Cities such as Denver that are gateways to the great outdoors have obvious appeal to employees looking to bike to work and go to the slopes in their free time, observes Luis Benitez, who runs Colorado’s Outdoor Recreation Industry Office. “With the millennial generation it’s much more about experiences than things — and if the outdoors does anything, it provides a whole lot of experiences,” he says. “Whenever they touch nature, there’s always this brooding sense of reflection that I only see in millennials.”
The cyclists and skateboarders in neighborhoods with Manhattan-worthy nicknames such as LoHi and RiNo are just one sign of how the millennial influx has changed the fabric of Denver. The century-old Union Station has converted its atrium into a bustling hangout filled with couches, carpets and reading tables, surrounded by boutiques advertising “hand-dipped ice cream” and “doodads, gewgaws and whatnots”.

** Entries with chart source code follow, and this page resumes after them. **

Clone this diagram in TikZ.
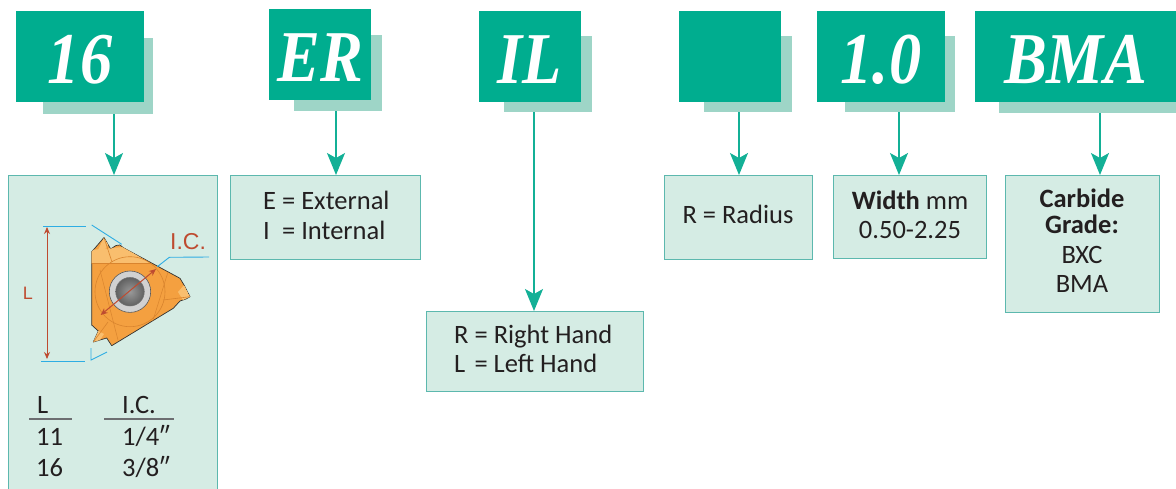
\documentclass[tikz,border=0pt]{standalone}
\usepackage{fontspec}
\setmainfont{Carlito}
\newfontfamily\hdfont[FakeStretch=0.88]{Liberation Serif}
\newfontfamily\arialfont{Liberation Sans}
\usetikzlibrary{arrows.meta}
\definecolor{tealA}{HTML}{00AD8F}
\definecolor{tealShadow}{HTML}{9ED5C7}
\definecolor{boxFill}{HTML}{D5ECE4}
\definecolor{boxLine}{HTML}{5CB8AE}
\definecolor{arrTeal}{HTML}{13B096}
\definecolor{txtDark}{HTML}{231F20}
\definecolor{cyanLine}{HTML}{2EADE3}
\definecolor{redBrown}{HTML}{BE4B30}
\definecolor{insOrange}{HTML}{F4A040}
\definecolor{insLight}{HTML}{F9BE6E}
\definecolor{insDark}{HTML}{D9842E}
\definecolor{ruleGray}{HTML}{6D6E71}
\begin{document}
\begin{tikzpicture}[x=1pt,y=-1pt,
  hdr/.style={fill=tealA, inner sep=0pt, text=white,
    font=\hdfont\bfseries\itshape\fontsize{73}{73}\selectfont,
    text height=54pt, text depth=0pt, minimum height=91pt},
  shad/.style={fill=tealShadow},
  infobox/.style={fill=boxFill, draw=boxLine, line width=1.2pt, inner sep=0pt},
  txt/.style={text=txtDark, inner sep=0pt, font=\fontsize{26.5}{29.5}\selectfont},
  arr/.style={draw=arrTeal, line width=1.5pt, -{Stealth[length=22pt,width=18pt,inset=5pt]}},
  dimred/.style={draw=redBrown, line width=1pt, {Stealth[length=7pt,width=6pt]}-{Stealth[length=7pt,width=6pt]}},
  cyanl/.style={draw=cyanLine, line width=0.9pt},
  tabrule/.style={draw=ruleGray, line width=1.2pt}
]
\useasboundingbox (0,0) rectangle (1176,488);
\clip (0,0) rectangle (1176,488);

% shadows
\fill[shad] (43,38) rectangle (153,114);
\fill[shad] (294,35) rectangle (382,111);
\fill[shad] (504,36) rectangle (592,112);
\fill[shad] (704,36) rectangle (792,112);
\fill[shad] (845,36) rectangle (955,112);
\fill[shad] (999,36) rectangle (1176,113);

% header boxes
\node[hdr, minimum width=128pt] (h1) at (80,56.5) {16};
\node[hdr, minimum width=102pt] (h2) at (320,54.5) {ER};
\node[hdr, minimum width=102pt] (h3) at (530,56.5) {IL};
\node[hdr, minimum width=102pt] (h4) at (730,56.5) {};
\node[hdr, minimum width=128pt] (h5) at (881,56.5) {1.0};
\node[hdr, minimum width=201pt] (h6) at (1075.5,56.5) {BMA};

% lower boxes
\node[infobox, minimum width=209pt, minimum height=325pt, anchor=north west] (b1) at (8,175) {};
\node[infobox, minimum width=190pt, minimum height=84pt, anchor=north west] (b2) at (230,175) {};
\node[infobox, minimum width=217pt, minimum height=80pt, anchor=north west] (b3) at (426,311) {};
\node[infobox, minimum width=148pt, minimum height=84pt, anchor=north west] (b4) at (664,175) {};
\node[infobox, minimum width=153pt, minimum height=83pt, anchor=north west] (b5) at (833,175) {};
\node[infobox, minimum width=154pt, minimum height=137pt, anchor=north west] (b6) at (1005,175) {};

% arrows
\coordinate (a1) at (114,114);
\coordinate (a2) at (336,111);
\coordinate (a3) at (534,112);
\coordinate (a4) at (739,112);
\coordinate (a5) at (899,112);
\coordinate (a6) at (1100,113);
\draw[arr] (a1) -- (a1 |- b1.north);
\draw[arr] (a2) -- (a2 |- b2.north);
\draw[arr] (a3) -- (a3 |- b3.north);
\draw[arr] (a4) -- (a4 |- b4.north);
\draw[arr] (a5) -- (a5 |- b5.north);
\draw[arr] (a6) -- (a6 |- b6.north);

% box texts
\node[txt, anchor=base west] (t2a) at (263,209) {E = External};
\node[txt, anchor=base west] (t2b) at (263,239) {\rlap{I}\phantom{E} = Internal};
\node[txt, anchor=base west] (t3a) at (454,343) {R = Right Hand};
\node[txt, anchor=base west] (t3b) at (454,372) {\rlap{L}\phantom{R} = Left Hand};
\node[txt, anchor=base] (t4a) at (738,223) {R = Radius};
\node[txt, anchor=base] (t5a) at (910,209) {\textbf{Width} mm};
\node[txt, anchor=base] (t5b) at (910,238) {0.50-2.25};
\node[txt, anchor=base] (t6a) at (1082,207) {\textbf{Carbide}};
\node[txt, anchor=base] (t6b) at (1082,233) {\textbf{Grade:}};
\node[txt, anchor=base] (t6c) at (1082,263) {BXC};
\node[txt, anchor=base] (t6d) at (1082,292) {BMA};

% table in first box
\node[txt, anchor=base west] (tl) at (37,413) {L};
\node[txt, anchor=base west] (tic) at (122,413) {I.C.};
\draw[tabrule] (29,419) -- (72,419);
\draw[tabrule] (104,419) -- (174,419);
\node[txt, anchor=base west] (r1a) at (36,445) {11};
\node[txt, anchor=base west] (r1b) at (122,445) {1/4″};
\node[txt, anchor=base west] (r2a) at (36,476) {16};
\node[txt, anchor=base west] (r2b) at (122,476) {3/8″};

% insert drawing
\path[fill=insOrange, draw=black!80, line width=0.7pt, line join=round]
  (91.7,251.7) -- (95,248) -- (104,237.5) -- (108.3,245) -- (110.7,249) -- (116,245.5)
  -- (120,245) -- (123.3,247.7) -- (180,278.3) -- (184,285) -- (190,296.7) -- (186,299)
  -- (180,301) -- (173.3,308.3) -- (111.7,345.7) -- (106.7,338) -- (100,340) -- (93.3,342)
  -- (98.3,331) -- (91.7,325) -- cycle;
\begin{scope}
  \clip (91.7,251.7) -- (95,248) -- (104,237.5) -- (108.3,245) -- (110.7,249) -- (116,245.5)
  -- (120,245) -- (123.3,247.7) -- (180,278.3) -- (184,285) -- (190,296.7) -- (186,299)
  -- (180,301) -- (173.3,308.3) -- (111.7,345.7) -- (106.7,338) -- (100,340) -- (93.3,342)
  -- (98.3,331) -- (91.7,325) -- cycle;
  \fill[insLight] (91,250) -- (123,247) -- (150,263) -- (91,263) -- cycle;
  \fill[insLight] (104,237.5) -- (108.3,245) -- (103,252) -- (98,250) -- cycle;
  \fill[insLight] (190,296.7) -- (183,300) -- (178,292) -- (184,285) -- cycle;
  \fill[insLight] (93.3,342) -- (98.3,331) -- (104,334) -- (100,340) -- cycle;
  \draw[insDark, line width=0.6pt] (91,263) -- (150,263);
  \draw[insDark, line width=0.6pt] (130,291.7) circle (35);
  \draw[insDark, line width=0.6pt] (104,237.5) -- (112,262);
  \draw[insDark, line width=0.6pt] (190,296.7) -- (163,300);
  \draw[insDark, line width=0.6pt] (93.3,342) -- (108,322);
  \draw[insDark, line width=0.5pt] (100,270) -- (118,340);
  \draw[insDark, line width=0.5pt] (168,272) -- (150,330);
\end{scope}
\path[fill=black!18, draw=black!65, line width=0.6pt] (130,291.7) circle (20.7);
\shade[inner color=black!40, outer color=black!62] (130,291.7) circle (14.3);
\draw[black!55, line width=0.5pt] (130,291.7) circle (14.3);

% dimension lines
\draw[cyanl] (43,226) -- (86,226);
\draw[cyanl] (91.7,225) -- (121.7,244.3);
\draw[cyanl] (41,361) -- (85,361);
\draw[cyanl] (91,348) -- (91,360) -- (107,352);
\draw[cyanl] (157.3,266.7) -- (169.3,257.3) -- (209,257);
\coordinate (lt) at (47,227);
\coordinate (lb) at (47,359);
\draw[dimred] (lt) -- (lb);
\coordinate (ica) at (100.7,315);
\coordinate (icb) at (156,269);
\draw[dimred] (ica) -- (icb);
\node[text=redBrown, inner sep=0pt, font=\arialfont\fontsize{18}{18}\selectfont] (lab) at (28,293) {L};
\node[text=redBrown, inner sep=0pt, font=\arialfont\fontsize{23}{23}\selectfont] (labic) at (188,241.5) {I.C.};
\end{tikzpicture}
\end{document}
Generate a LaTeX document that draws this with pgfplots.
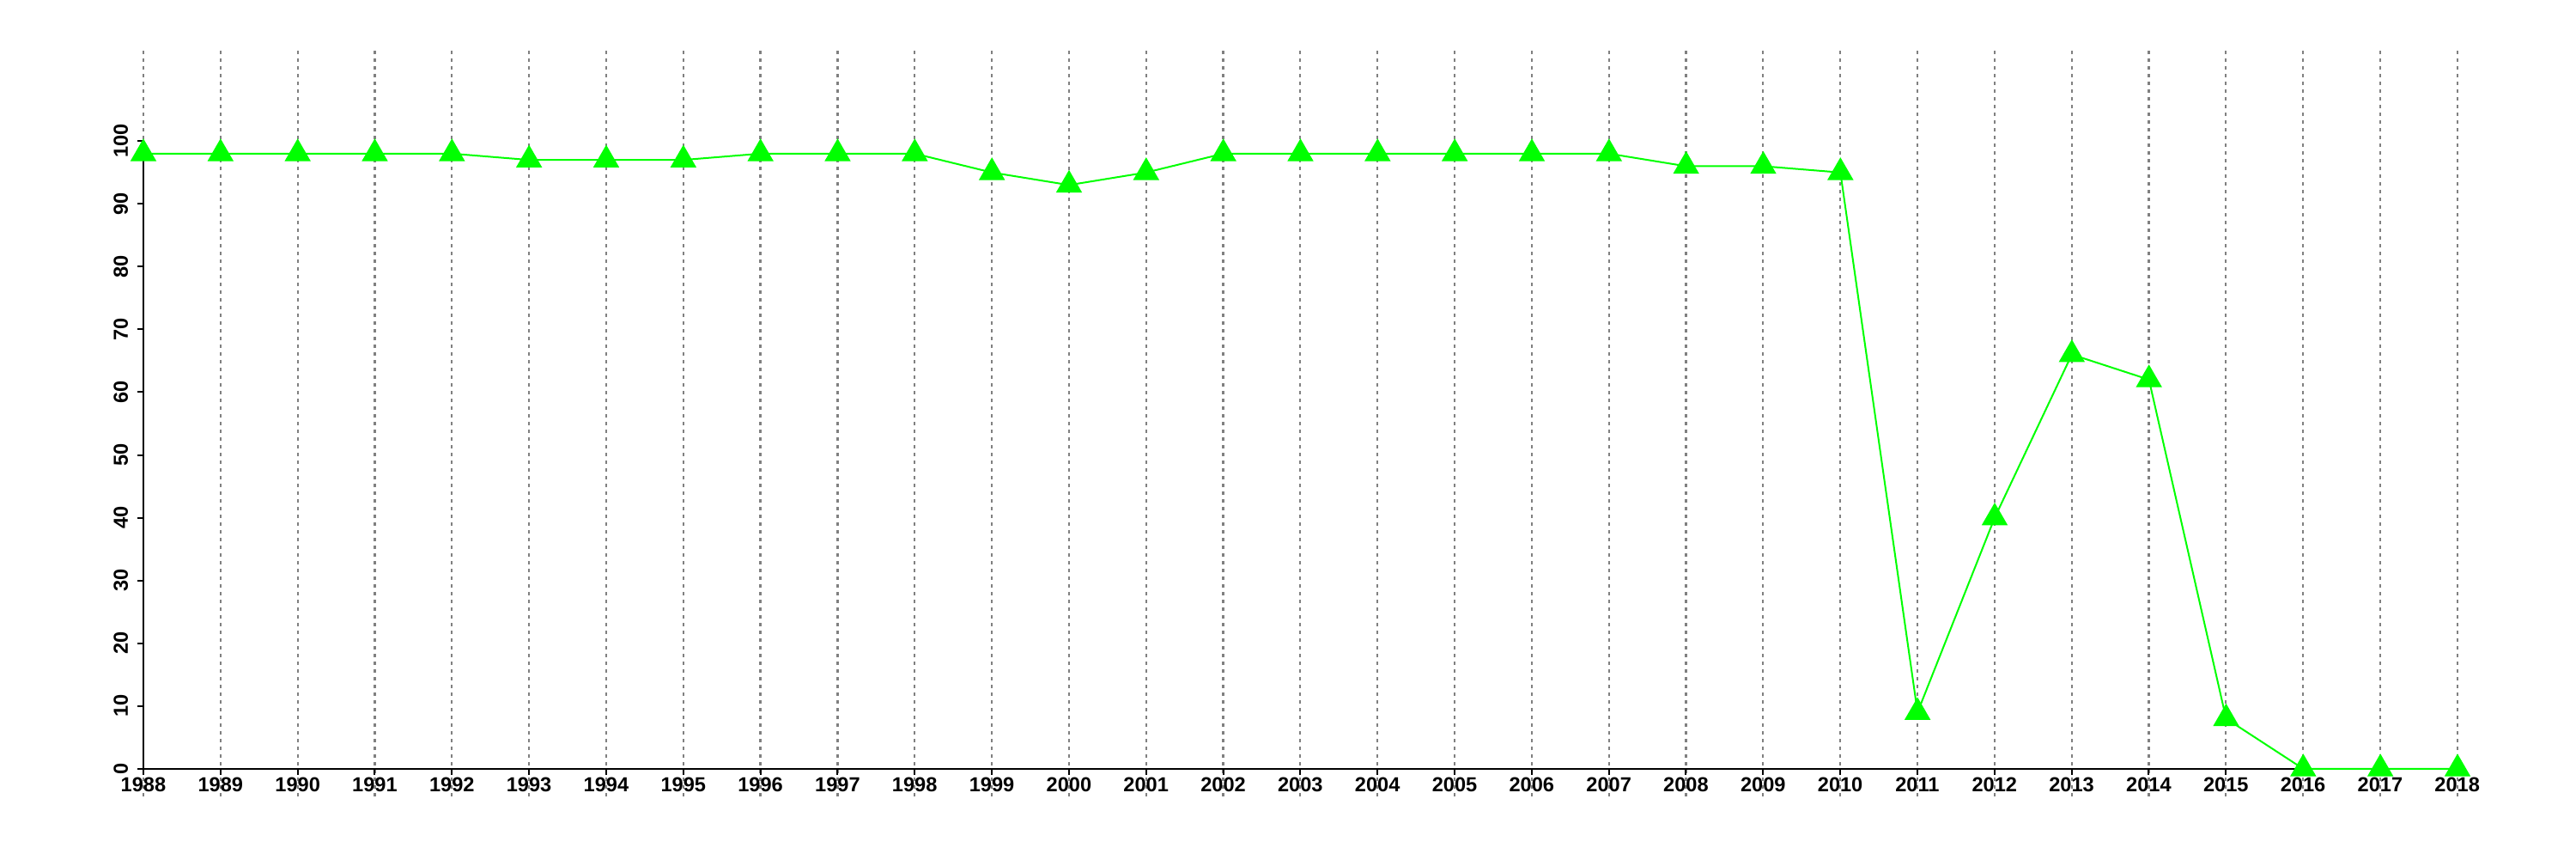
\documentclass[border=0pt]{standalone}
\usepackage{fontspec}
\setmainfont{Liberation Sans}
\usepackage{pgfplots}
\pgfplotsset{compat=1.18}
\definecolor{lime}{RGB}{0,255,0}
\definecolor{gridgray}{RGB}{128,128,128}
\begin{document}
\begin{tikzpicture}
\useasboundingbox (0,0) rectangle (750pt,250pt);
\begin{axis}[
  at={(41.75pt,18.25pt)}, anchor=south west,
  scale only axis, width=673.75pt, height=217pt,
  xmin=1988, xmax=2018, ymin=-4.4, ymax=114.4,
  clip=false,
  axis x line*=middle, axis y line*=left,
  x axis line style={line width=0.5pt, black},
  y axis line style={draw=none},
  hide obscured x ticks=false, hide obscured y ticks=false,
  xtick={1988,1989,...,2018},
  ytick={0,10,...,100},
  tick align=outside,
  major tick length=1.75pt,
  tick style={line width=0.5pt, black},
  xmajorgrids,
  major grid style={gridgray, line width=0.55pt, dash pattern=on 0.9pt off 1.35pt},
  /pgf/number format/.cd, 1000 sep={}, assume math mode=true, /pgfplots/.cd,
  tick label style={font=\bfseries\fontsize{5.9}{6}\selectfont},
  xticklabel style={anchor=north, inner sep=0pt, yshift=-0.5pt},
  yticklabel style={rotate=90, anchor=south, inner sep=0pt},
  yticklabel shift=2.5pt,
]
\addplot[black, line width=0.5pt, forget plot] coordinates {(1988,0) (1988,100)};
\addplot[lime, line width=0.5pt, mark=triangle*, mark size=3.9pt,
  mark options={fill=lime, draw=none, solid}] coordinates {
(1988,98) (1989,98) (1990,98) (1991,98) (1992,98) (1993,97) (1994,97) (1995,97)
(1996,98) (1997,98) (1998,98) (1999,95) (2000,93) (2001,95) (2002,98) (2003,98)
(2004,98) (2005,98) (2006,98) (2007,98) (2008,96) (2009,96) (2010,95) (2011,9)
(2012,40) (2013,66) (2014,62) (2015,8) (2016,0) (2017,0) (2018,0)
};
\end{axis}
\end{tikzpicture}
\end{document}
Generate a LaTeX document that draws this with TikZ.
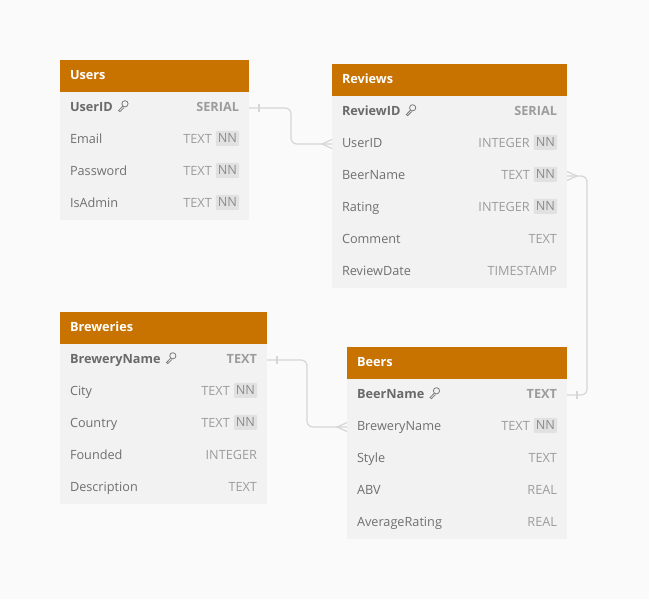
\documentclass[tikz,border=0pt]{standalone}
\usepackage{fontspec}
\setmainfont{Open Sans}
\usetikzlibrary{calc}
\definecolor{bgc}{HTML}{FAFAFA}
\definecolor{hdrc}{HTML}{C87200}
\definecolor{bodyc}{HTML}{F2F2F2}
\definecolor{namec}{HTML}{707070}
\definecolor{pkc}{HTML}{6A6A6A}
\definecolor{keyc}{HTML}{7A7A7A}
\definecolor{typec}{HTML}{9C9C9C}
\definecolor{nnbg}{HTML}{E1E1E1}
\definecolor{nnc}{HTML}{8C8C8C}
\definecolor{linec}{HTML}{D6D6D6}
\tikzset{
 every node/.style={inner sep=0pt, outer sep=0pt},
 hdr/.style={fill=hdrc, anchor=north west, minimum height=32pt},
 rowbox/.style={fill=bodyc, anchor=north west, minimum height=32pt},
 ttl/.style={anchor=base west, text=white, font=\fontsize{12.7}{15}\selectfont\bfseries},
 fname/.style={anchor=base west, text=namec, font=\fontsize{12.7}{15}\selectfont},
 pkname/.style={anchor=base west, text=pkc, font=\fontsize{12.7}{15}\selectfont\bfseries},
 ftype/.style={anchor=base east, text=typec, font=\fontsize{12.7}{15}\selectfont},
 pktype/.style={anchor=base east, text=typec, font=\fontsize{12.7}{15}\selectfont\bfseries},
 nnbadge/.style={anchor=east, fill=nnbg, text=nnc, inner xsep=2pt, minimum height=15pt, rounded corners=1pt, font=\fontsize{12.7}{15}\selectfont},
 conn/.style={draw=linec, line width=1.2pt},
 keyst/.style={draw=keyc, line width=0.8pt},
}
\newcommand\ertitle[5]{%
 \node[hdr, minimum width=#4pt] (#1) at (#2,#3) {};
 \node[ttl] (#1-t) at ([xshift=10pt,yshift=-3.4pt]#1.west) {#5};
}
\newcommand\errow[7]{%
 \node[rowbox, minimum width=#5pt] (#1-r#2) at (#3,#4) {};
 \node[fname] (#1-r#2-n) at ([xshift=10pt,yshift=-3.4pt]#1-r#2.west) {#6};
 \node[ftype] (#1-r#2-ty) at ([xshift=-10pt,yshift=-3.4pt]#1-r#2.east) {#7};
}
\newcommand\errownn[7]{%
 \node[rowbox, minimum width=#5pt] (#1-r#2) at (#3,#4) {};
 \node[fname] (#1-r#2-n) at ([xshift=10pt,yshift=-3.4pt]#1-r#2.west) {#6};
 \node[nnbadge] (#1-r#2-nn) at ([xshift=-10pt,yshift=1.6pt]#1-r#2.east) {NN};
 \node[ftype] (#1-r#2-ty) at ([xshift=-4pt,yshift=-5pt]#1-r#2-nn.west) {#7};
}
\newcommand\errowpk[7]{%
 \node[rowbox, minimum width=#5pt] (#1-r#2) at (#3,#4) {};
 \node[pkname] (#1-r#2-n) at ([xshift=10pt,yshift=-3.4pt]#1-r#2.west) {#6};
 \node[pktype] (#1-r#2-ty) at ([xshift=-10pt,yshift=-3.4pt]#1-r#2.east) {#7};
 \coordinate (#1-r#2-k) at ([xshift=5pt]#1-r#2-n.base east);
 \draw[keyst] ([shift={(7.2,-7.6)}]#1-r#2-k) circle (3.1pt);
 \draw[keyst] ([shift={(5,-5.2)}]#1-r#2-k) -- ([shift={(0.8,-0.8)}]#1-r#2-k)
   -- ([shift={(2.2,0.2)}]#1-r#2-k) -- ([shift={(6.2,-3.8)}]#1-r#2-k);
}
\newcommand\onetick[2]{%
 \draw[conn] ([shift={(#2,-4)}]#1) -- ([shift={(#2,4)}]#1);
}
\newcommand\crowfoot[2]{%
 \draw[conn] ([shift={(0,-4.5)}]#1) -- ([shift={(#2,0)}]#1) -- ([shift={(0,4.5)}]#1);
}
\begin{document}
\begin{tikzpicture}[x=1pt,y=-1pt]
\fill[bgc] (0,0) rectangle (649,599);
\useasboundingbox (0,0) rectangle (649,599);

% Users
\ertitle{users}{60}{60}{189}{Users}
\errowpk{users}{1}{60}{92}{189}{UserID}{SERIAL}
\errownn{users}{2}{60}{124}{189}{Email}{TEXT}
\errownn{users}{3}{60}{156}{189}{Password}{TEXT}
\errownn{users}{4}{60}{188}{189}{IsAdmin}{TEXT}

% Reviews
\ertitle{reviews}{332}{64}{235}{Reviews}
\errowpk{reviews}{1}{332}{96}{235}{ReviewID}{SERIAL}
\errownn{reviews}{2}{332}{128}{235}{UserID}{INTEGER}
\errownn{reviews}{3}{332}{160}{235}{BeerName}{TEXT}
\errownn{reviews}{4}{332}{192}{235}{Rating}{INTEGER}
\errow{reviews}{5}{332}{224}{235}{Comment}{TEXT}
\errow{reviews}{6}{332}{256}{235}{ReviewDate}{TIMESTAMP}

% Breweries
\ertitle{breweries}{60}{312}{207}{Breweries}
\errowpk{breweries}{1}{60}{344}{207}{BreweryName}{TEXT}
\errownn{breweries}{2}{60}{376}{207}{City}{TEXT}
\errownn{breweries}{3}{60}{408}{207}{Country}{TEXT}
\errow{breweries}{4}{60}{440}{207}{Founded}{INTEGER}
\errow{breweries}{5}{60}{472}{207}{Description}{TEXT}

% Beers
\ertitle{beers}{347}{347}{220}{Beers}
\errowpk{beers}{1}{347}{379}{220}{BeerName}{TEXT}
\errownn{beers}{2}{347}{411}{220}{BreweryName}{TEXT}
\errow{beers}{3}{347}{443}{220}{Style}{TEXT}
\errow{beers}{4}{347}{475}{220}{ABV}{REAL}
\errow{beers}{5}{347}{507}{220}{AverageRating}{REAL}

% connectors
\draw[conn, rounded corners=6pt] (users-r1.east) -- ([xshift=42pt]users-r1.east) |- (reviews-r2.west);
\onetick{users-r1.east}{10}
\crowfoot{reviews-r2.west}{-10}

\draw[conn, rounded corners=6pt] (reviews-r3.east) -- ([xshift=20pt]reviews-r3.east) |- (beers-r1.east);
\crowfoot{reviews-r3.east}{10}
\onetick{beers-r1.east}{10}

\draw[conn, rounded corners=6pt] (breweries-r1.east) -- ([xshift=40pt]breweries-r1.east) |- (beers-r2.west);
\onetick{breweries-r1.east}{10}
\crowfoot{beers-r2.west}{-10}
\end{tikzpicture}
\end{document}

“You can’t move without running into a shared office space, a food market or a brewery,” observes Chuck Sullivan, co-founder of Something Independent, an events and content company. But he notes that change has not come without a cost, ticking off a list that sounds like what recent arrivals were trying to escape when they moved: shortage of affordable housing, gentrification that is excluding some minority populations, the connected problems of addiction and homelessness, and lengthening traffic jams — even to the mountains.
“As a city, how do you maintain soul through growth?” Mr Sullivan asks. “Who’s it including and who’s it leaving behind? These are the same conversations that are happening in Silicon Valley and New York and Boston.”